To a ridiculous extent, they're all just languages. You can write good programs, and bad programs, in any of them.

So, in the end, it comes down to how fast / cheaply I can deliver the results a customer is looking for. If the customer already has an array of applications he has to look after in technology A, then using technology A for his problem has to be top of the list.

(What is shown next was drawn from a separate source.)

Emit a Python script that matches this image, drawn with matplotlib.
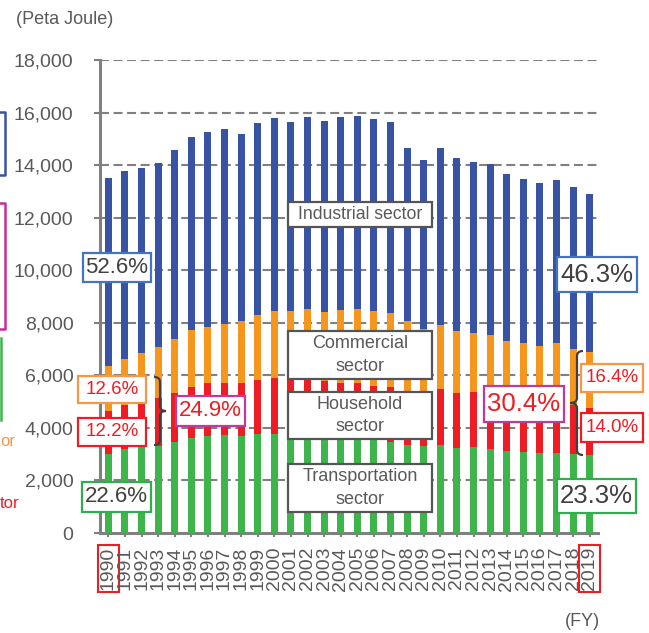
import matplotlib
matplotlib.use("Agg")
import matplotlib.pyplot as plt
import numpy as np
from matplotlib.patches import Rectangle, PathPatch
from matplotlib.path import Path

plt.rcParams['font.family'] = ['Liberation Sans', 'DejaVu Sans']

# Data (Peta Joule)
years = [str(y) for y in range(1990, 2020)]
transport = [2994, 3185, 3261, 3322, 3474, 3603, 3703, 3741, 3703, 3767,
             3767, 3740, 3720, 3690, 3660, 3620, 3570, 3474, 3349, 3311,
             3330, 3246, 3261, 3185, 3120, 3082, 3056, 3031, 3006, 2956]
household = [1660, 1686, 1674, 1827, 1865, 1941, 2016, 1978, 2016, 2055,
             2119, 2160, 2160, 2105, 2059, 2099, 2035, 2093, 2001, 1989,
             2149, 2081, 2116, 2035, 1950, 1898, 1864, 1949, 1865, 1789]
commercial = [1712, 1761, 1903, 1917, 2032, 2181, 2108, 2222, 2359, 2473,
              2561, 2559, 2644, 2615, 2755, 2805, 2842, 2793, 2717, 2451,
              2436, 2359, 2222, 2303, 2247, 2238, 2196, 2263, 2119, 2154]
industrial = [7134, 7143, 7062, 7004, 7204, 7355, 7443, 7444, 7102, 7295,
              7353, 7171, 7296, 7280, 7366, 7331, 7318, 7290, 6593, 6439,
              6745, 6574, 6506, 6517, 6333, 6252, 6194, 6187, 6175, 6011]
yticks = [0, 2000, 4000, 6000, 8000, 10000, 12000, 14000, 16000, 18000]

BLUE = "#3853A4"
ORANGE = "#F7961D"
RED = "#EE1D23"
GREEN = "#3DB54A"
GRAY = "#808080"
TXT = "#595959"
W, H = 649, 633

fig = plt.figure(figsize=(W / 100, H / 100), dpi=100)
ax = fig.add_axes([100 / W, 100 / H, 498 / W, 473 / H])

x = np.arange(len(years))
bw = 0.42
b1 = np.array(transport)
b2 = b1 + np.array(household)
b3 = b2 + np.array(commercial)
ax.bar(x, transport, bw, color=GREEN, zorder=3)
ax.bar(x, household, bw, bottom=b1, color=RED, zorder=3)
ax.bar(x, commercial, bw, bottom=b2, color=ORANGE, zorder=3)
ax.bar(x, industrial, bw, bottom=b3, color=BLUE, zorder=3)

ax.set_xlim(-0.5, len(years) - 0.5)
ax.set_ylim(0, 18000)
ax.set_yticks(yticks)
ax.set_yticklabels([f"{v:,}" for v in yticks])
ax.set_xticks(x)
ax.set_xticklabels(years, rotation=90)
for v in yticks[1:]:
    ax.axhline(v, color=GRAY, lw=1.5, ls=(0, (4.3, 2.2)), zorder=1)

for s in ['top', 'right']:
    ax.spines[s].set_visible(False)
for s in ['left', 'bottom']:
    ax.spines[s].set_color(GRAY)
    ax.spines[s].set_linewidth(2.2)
ax.tick_params(axis='y', length=4, width=1.5, color=GRAY, pad=15, labelsize=14, labelcolor=TXT)
ax.tick_params(axis='x', length=3, width=1.5, color=GRAY, pad=7, labelsize=14, labelcolor=TXT)

lbls = ax.get_xticklabels()
for lb in (lbls[0], lbls[-1]):
    lb.set_bbox(dict(facecolor='none', edgecolor=RED, lw=1.5, pad=1.5))

fig.text(16 / W, 1 - 20 / H, "(Peta Joule)", fontsize=13, color=TXT, va='center')
fig.text(600 / W, 1 - 622 / H, "(FY)", fontsize=13, color=TXT, va='center', ha='right')


def px(xp, yp):
    return xp / W, 1 - yp / H


def label_box(x0, y0, x1, y1, text, edge, tcolor, size):
    fx, fy = px(x0, y1)
    fig.add_artist(Rectangle((fx, fy), (x1 - x0) / W, (y1 - y0) / H,
                             transform=fig.transFigure, facecolor='white',
                             edgecolor=edge, lw=1.6, zorder=5))
    cx, cy = px((x0 + x1) / 2, (y0 + y1) / 2)
    fig.text(cx, cy, text, ha='center', va='center', fontsize=size,
             color=tcolor, zorder=6, linespacing=1.4)


# sector name boxes
label_box(288, 202, 432, 227, "Industrial sector", "#555555", TXT, 12.7)
label_box(288, 331, 432, 379, "Commercial\nsector", "#555555", TXT, 13)
label_box(288, 392, 432, 439, "Household\nsector", "#555555", TXT, 13)
label_box(288, 464, 432, 512, "Transportation\nsector", "#555555", TXT, 13)

# share boxes
label_box(83, 253, 151, 282, "52.6%", "#4472C4", "#404040", 16)
label_box(557, 257, 637, 292, "46.3%", "#4472C4", "#404040", 18.5)
label_box(82, 482, 151, 512, "22.6%", "#2EAE4E", "#404040", 16)
label_box(557, 479, 636, 513, "23.3%", "#2EAE4E", "#404040", 18.5)
label_box(78, 376, 146, 403, "12.6%", "#F79646", RED, 13.5)
label_box(78, 418, 146, 446, "12.2%", RED, RED, 13.5)
label_box(176, 396, 245, 426, "24.9%", "#C0399F", RED, 16)
label_box(484, 386, 564, 422, "30.4%", "#C0399F", RED, 18.5)
label_box(581, 364, 643, 392, "16.4%", "#F79646", RED, 13.5)
label_box(581, 413, 643, 442, "14.0%", RED, RED, 13.5)


def brace(x0, x1, xt, yt, yb, r=5):
    ym = (yt + yb) / 2
    pts = [(x0, yt), (x1, yt), (x1, yt + r), (x1, ym - r), (x1, ym), (xt, ym),
           (x1, ym), (x1, ym + r), (x1, yb - r), (x1, yb), (x0, yb)]
    codes = [Path.MOVETO, Path.CURVE3, Path.CURVE3, Path.LINETO, Path.CURVE3, Path.CURVE3,
             Path.CURVE3, Path.CURVE3, Path.LINETO, Path.CURVE3, Path.CURVE3]
    p = Path([px(a, b) for a, b in pts], codes)
    fig.add_artist(PathPatch(p, transform=fig.transFigure, facecolor='none',
                             edgecolor="#404040", lw=1.6, zorder=5))


brace(154, 160, 166, 377, 445)
brace(583, 577, 570, 351, 455)

# cut-off legend pieces on the left edge
fig.add_artist(plt.Line2D([0, 5 / W, 5 / W, 0], [1 - 112 / H, 1 - 112 / H, 1 - 175 / H, 1 - 175 / H],
                          transform=fig.transFigure, color="#3853A4", lw=1.8))
fig.add_artist(plt.Line2D([0, 5 / W, 5 / W, 0], [1 - 203 / H, 1 - 203 / H, 1 - 329 / H, 1 - 329 / H],
                          transform=fig.transFigure, color="#C42E9A", lw=1.8))
fig.add_artist(plt.Line2D([1 / W, 1 / W], [1 - 338 / H, 1 - 420 / H],
                          transform=fig.transFigure, color=GREEN, lw=1.8))
fig.text(0, 1 - 441 / H, "or", fontsize=12, color="#F79646", ha='left', va='center')
fig.text(0, 1 - 503 / H, "tor", fontsize=12, color=RED, ha='left', va='center')

fig.savefig("out.png", dpi=100)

Well, that's the way I used to think, and I've been doing this for well over thirty years now. In assembler(s) of various ilks, basic(s) likewise, cobol, DL/I, Erlang (nah, just threw that in for the sequence), Fortran... Most recently in Java, Oracle, Perl,

During this year, though, I've stumbled on XQuery and the eXist database. An XQuery can deliver XML, XHTML, or any other variant that's needed. If it's been invoked from a browser it delivers it back to the browser. So, all I need to deliver interactive functionality on a given set of data is a single XQuery (text) document. The change, test and try again cycle comes down to about 60 seconds or less, as all I do is change the text document, save it in the repository, and retry the browser request. If it needs more detailed testing (and, since I'm learning this stuff as I go, it often does) I can drop the source into the eXist XQuery sandbox and work it out line by line.

Now I find myself trying to explain to an organisation with twenty years of dedicated Oracle tradition that it is in fact Oracle that's causing their long decline in agility. Worse, the patent battles playing out before the US courts have stripped the net of uptodate information that would support my cause.